Honolulu was much more tropical than the South Island of New Zealand, so the coconuts, bananas, oranges and limes that were for sale must have seemed exotic and delicious to the children. According to a biography written by Jane Ann’s brother, corals and shells were also on offer, and he mentioned that they were new and strange to the children. I’m sure that Jane Ann and her siblings begged for souvenirs as they wandered along the port.

 

At the end of the day in the harbor, the king’s brass band and choir came down to the wharf and serenaded the passengers. At that point King Kalakaua, the last king of Hawaii, boarded the ship with his sister Princess Liliuokaluni. At least some members of the Burnett party shook his hand as he bid them “Good morning, sir.”

 

As the ship prepared to sail at 10 p.m., the King bid his sister farewell as she was sailing to San Francisco.
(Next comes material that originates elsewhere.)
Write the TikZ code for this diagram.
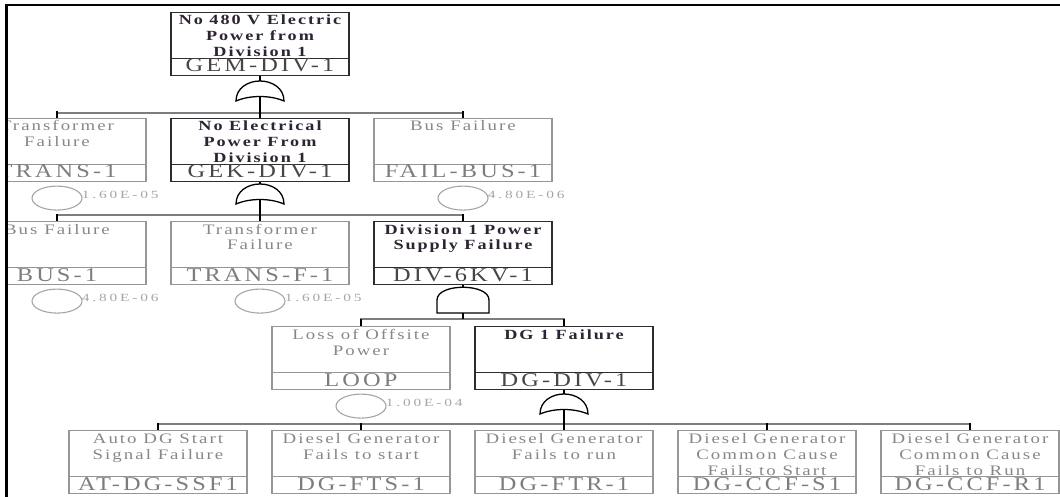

Although the Burnett’s were cabin passengers, it’s doubtful if they saw the Princess again during the voyage as she was in first class.

 

Princess Liliuokalani became the Queen of Hawaii when her brother died in 1891. She was the last queen of Hawaii since the islands were taken over by the United States only two years later. The famous song “Aloha Oe” was written by Queen Liliuokalani as a love song to her people, hoping that they would meet again someday. Nearly every tourist who visits the islands today hears the song.

 

For most of them it’s merely a reminder of a beautiful vacation. For me, it’s that, but it’s also a reminder of my family’s brief connection to Hawaii. Not exactly a deep ancestral connection, but we genealogists take what we can get.